Rehavia building 521.
(photo credit: Marc Israel Sellem)
Formalities and niceties at a Tuesday meeting between President Reuven Rivlin and Greek Orthodox patriarch of Jerusalem, Theophilos III, at the President’s Residence did not blur the real purpose of the meeting: growing concern over the sale of Church property to real estate developers.
Residents of the capital’s Rehavia, Talbiyeh and Nayot neighborhoods are distressed over the potential loss of their apartments without compensation should developers decide to make use of the land on which the apartments are standing when their leases end over the coming years, and even that the existing leases may not be binding on the new owners.
Jerusalem Mayor Nir Barkat and members of the city council have taken up the matter, as has the Justice Ministry, but there are many complicated issues to resolve.
Meanwhile, Theophilos is taking flack from owners of homes in these neighborhoods and members of his own Greek community even though many of the transactions were carried out during the administration of his predecessor, Irenaios, who was unseated and stripped of his authority in 2005 following allegations that he had sold Church land.

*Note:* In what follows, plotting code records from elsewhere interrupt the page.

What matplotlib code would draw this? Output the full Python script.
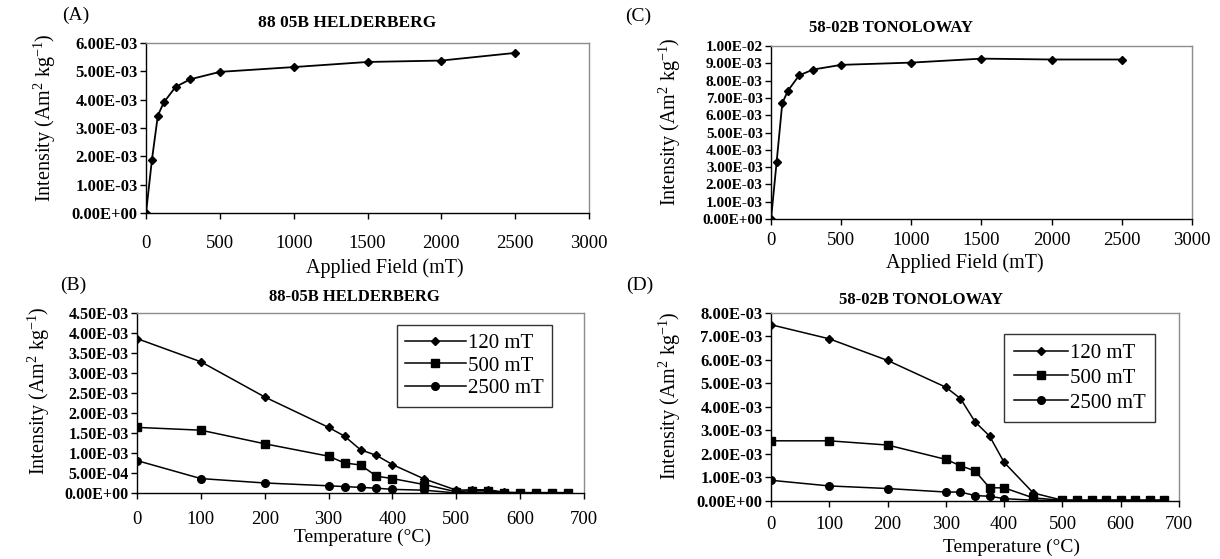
import matplotlib
matplotlib.use('Agg')
import matplotlib.pyplot as plt
from matplotlib.ticker import MultipleLocator, FuncFormatter

plt.rcParams.update({
    'font.family': ['Liberation Serif', 'DejaVu Serif'],
    'mathtext.fontset': 'custom',
    'mathtext.rm': 'Liberation Serif',
    'mathtext.it': 'Liberation Serif:italic',
    'axes.linewidth': 1.0,
})

# IRM acquisition (applied field, mT)
field = [0, 40, 80, 120, 200, 300, 500, 1000, 1500, 2000, 2500]
irm_helderberg = [0.0, 1.88e-3, 3.44e-3, 3.90e-3, 4.45e-3, 4.72e-3, 4.98e-3,
                  5.15e-3, 5.33e-3, 5.38e-3, 5.65e-3]
irm_tonoloway = [0.0, 3.31e-3, 6.69e-3, 7.41e-3, 8.30e-3, 8.64e-3, 8.91e-3,
                 9.04e-3, 9.27e-3, 9.22e-3, 9.22e-3]

# thermal demagnetisation of 3-axis IRM (temperature, C)
temp = [0, 100, 200, 300, 325, 350, 375, 400, 450, 500, 525, 550, 575, 600,
        625, 650, 675]
helder_120 = [3.86e-3, 3.28e-3, 2.40e-3, 1.64e-3, 1.42e-3, 1.08e-3, 0.94e-3,
              0.71e-3, 0.35e-3, 0.07e-3, 0.08e-3, 0.08e-3, 0.02e-3, 0.01e-3,
              0.01e-3, 0.01e-3, 0.01e-3]
helder_500 = [1.64e-3, 1.57e-3, 1.23e-3, 0.92e-3, 0.75e-3, 0.70e-3, 0.42e-3,
              0.36e-3, 0.21e-3, 0.03e-3, 0.06e-3, 0.06e-3, 0.01e-3, 0.0,
              0.0, 0.0, 0.0]
helder_2500 = [0.81e-3, 0.36e-3, 0.25e-3, 0.18e-3, 0.16e-3, 0.14e-3, 0.12e-3,
               0.09e-3, 0.07e-3, 0.0, 0.02e-3, 0.02e-3, 0.0, 0.0, 0.0, 0.0, 0.0]
tono_120 = [7.50e-3, 6.90e-3, 5.98e-3, 4.84e-3, 4.36e-3, 3.37e-3, 2.76e-3,
            1.64e-3, 0.34e-3, 0.03e-3, 0.03e-3, 0.03e-3, 0.03e-3, 0.03e-3,
            0.03e-3, 0.03e-3, 0.03e-3]
tono_500 = [2.56e-3, 2.56e-3, 2.38e-3, 1.77e-3, 1.50e-3, 1.28e-3, 0.56e-3,
            0.56e-3, 0.13e-3, 0.03e-3, 0.03e-3, 0.03e-3, 0.03e-3, 0.03e-3,
            0.03e-3, 0.03e-3, 0.03e-3]
tono_2500 = [0.88e-3, 0.64e-3, 0.53e-3, 0.38e-3, 0.38e-3, 0.23e-3, 0.20e-3,
             0.10e-3, 0.03e-3, 0.02e-3, 0.02e-3, 0.02e-3, 0.02e-3, 0.02e-3,
             0.02e-3, 0.02e-3, 0.02e-3]

legend_labels = ['120 mT', '500 mT', '2500 mT']
markers = ['D', 's', 'o']
msizes = [4.5, 5.5, 5.5]

YLABEL = 'Intensity (Am$^{\\mathregular{2}}$ kg$^{\\mathregular{-1}}$)'

fig = plt.figure(figsize=(12.2, 5.59), dpi=100)
axA = fig.add_axes([0.1197, 0.6190, 0.3631, 0.3041])
axC = fig.add_axes([0.6320, 0.6082, 0.3450, 0.3095])
axB = fig.add_axes([0.1123, 0.1181, 0.3664, 0.3220])
axD = fig.add_axes([0.6320, 0.1038, 0.3344, 0.3363])

sci = FuncFormatter(lambda v, p: f'{v:.2E}')


def style(ax, xmax, xstep, ymax, ystep, ysize, xpad):
    ax.set_xlim(0, xmax)
    ax.set_ylim(0, ymax)
    ax.xaxis.set_major_locator(MultipleLocator(xstep))
    ax.yaxis.set_major_locator(MultipleLocator(ystep))
    ax.yaxis.set_major_formatter(sci)
    for s in ('top', 'right'):
        ax.spines[s].set_color('#8c8c8c')
    for s in ('left', 'bottom'):
        ax.spines[s].set_color('black')
    ax.tick_params(axis='both', direction='out', length=4, width=1)
    ax.tick_params(axis='x', labelsize=13.5, pad=xpad)
    ax.tick_params(axis='y', labelsize=ysize, pad=2)
    for lab in ax.get_yticklabels():
        lab.set_fontweight('bold')


# (A) IRM Helderberg
axA.plot(field, irm_helderberg, '-', color='black', lw=1.3,
         marker='D', ms=4.5)
style(axA, 3000, 500, 6e-3, 1e-3, 12, 12)
axA.set_xlabel('Applied Field (mT)', fontsize=14.5)
axA.xaxis.set_label_coords(0.54, -0.265)
axA.set_ylabel(YLABEL, fontsize=14.5)
axA.yaxis.set_label_coords(-0.198, 0.56)
axA.text(0.453, 1.118, '88 05B HELDERBERG', transform=axA.transAxes,
         ha='center', va='center', fontsize=12.5, fontweight='bold')

# (C) IRM Tonoloway
axC.plot(field, irm_tonoloway, '-', color='black', lw=1.3,
         marker='D', ms=4.5)
style(axC, 3000, 500, 1e-2, 1e-3, 11, 5)
axC.set_xlabel('Applied Field (mT)', fontsize=14.5)
axC.xaxis.set_label_coords(0.46, -0.2)
axC.set_ylabel(YLABEL, fontsize=14.5)
axC.yaxis.set_label_coords(-0.209, 0.56)
axC.text(0.285, 1.104, '58-02B TONOLOWAY', transform=axC.transAxes,
         ha='center', va='center', fontsize=12, fontweight='bold')

# (B) thermal demag Helderberg
for ys, lab, m, s in zip([helder_120, helder_500, helder_2500],
                         legend_labels, markers, msizes):
    axB.plot(temp, ys, '-', color='black', lw=1.1, marker=m, ms=s, label=lab)
style(axB, 700, 100, 4.5e-3, 5e-4, 11.5, 9)
axB.set_xlabel('Temperature (°C)', fontsize=14)
axB.xaxis.set_label_coords(0.505, -0.2)
axB.set_ylabel(YLABEL, fontsize=14.5)
axB.yaxis.set_label_coords(-0.19, 0.57)
axB.text(0.486, 1.089, '88-05B HELDERBERG', transform=axB.transAxes,
         ha='center', va='center', fontsize=12, fontweight='bold')
legB = axB.legend(loc='upper right', bbox_to_anchor=(0.928, 0.933),
                  fontsize=15, frameon=True, fancybox=False, handlelength=2.9,
                  labelspacing=0.15, borderpad=0.4, handletextpad=0.1,
                  borderaxespad=0)
legB.get_frame().set_edgecolor('black')
legB.get_frame().set_linewidth(1.0)

# (D) thermal demag Tonoloway
for ys, lab, m, s in zip([tono_120, tono_500, tono_2500],
                         legend_labels, markers, msizes):
    axD.plot(temp, ys, '-', color='black', lw=1.1, marker=m, ms=s, label=lab)
style(axD, 700, 100, 8e-3, 1e-3, 12, 7)
axD.set_xlabel('Temperature (°C)', fontsize=14)
axD.xaxis.set_label_coords(0.59, -0.2)
axD.set_ylabel(YLABEL, fontsize=14.5)
axD.yaxis.set_label_coords(-0.215, 0.56)
axD.text(0.368, 1.069, '58-02B TONOLOWAY', transform=axD.transAxes,
         ha='center', va='center', fontsize=12, fontweight='bold')
legD = axD.legend(loc='upper right', bbox_to_anchor=(0.941, 0.888),
                  fontsize=15, frameon=True, fancybox=False, handlelength=2.6,
                  labelspacing=0.25, borderpad=0.45, handletextpad=0.1,
                  borderaxespad=0)
legD.get_frame().set_edgecolor('black')
legD.get_frame().set_linewidth(1.0)

# panel letters
fig.text(0.062, 0.973, '(A)', fontsize=14, ha='center', va='center')
fig.text(0.060, 0.490, '(B)', fontsize=14, ha='center', va='center')
fig.text(0.523, 0.970, '(C)', fontsize=14, ha='center', va='center')
fig.text(0.524, 0.490, '(D)', fontsize=14, ha='center', va='center')

fig.savefig('out.png', dpi=100)
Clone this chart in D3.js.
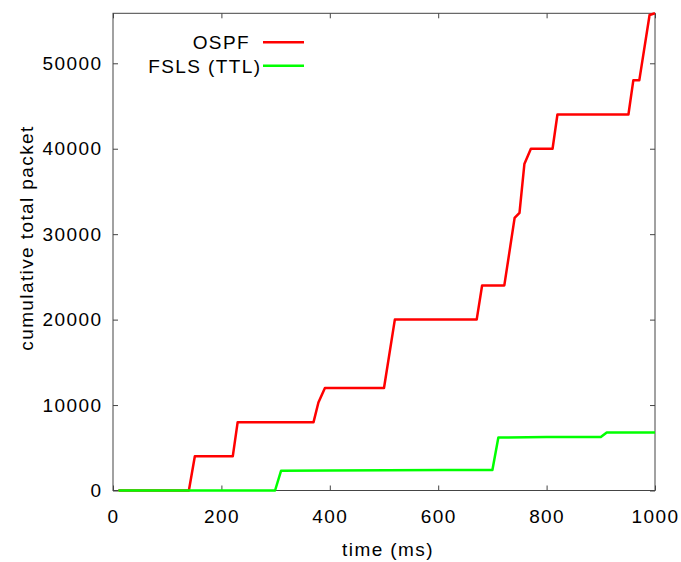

Still, there also have been recent sales during the administration of Theophilos, and his career is now also under threat.
Rivlin grew up in Rehavia, but it is not known whether his childhood home is affected.
In welcoming the Greek Patriarch, he voiced appreciation for the contribution of the Christian community to Jerusalem and all Israeli society.
“All who understand the history of this land know the significance and holiness of Jerusalem. While we have different beliefs, we live together side by side in the Holy Land,” he said, also speaking about the places in which he played as a boy.
Theophilos attempted to be reassuring.
“You know our commitment to the beloved holy city,” he said. “The Patriarchate continues to respect its relations with the State of Israel, despite some challenges
over the years.”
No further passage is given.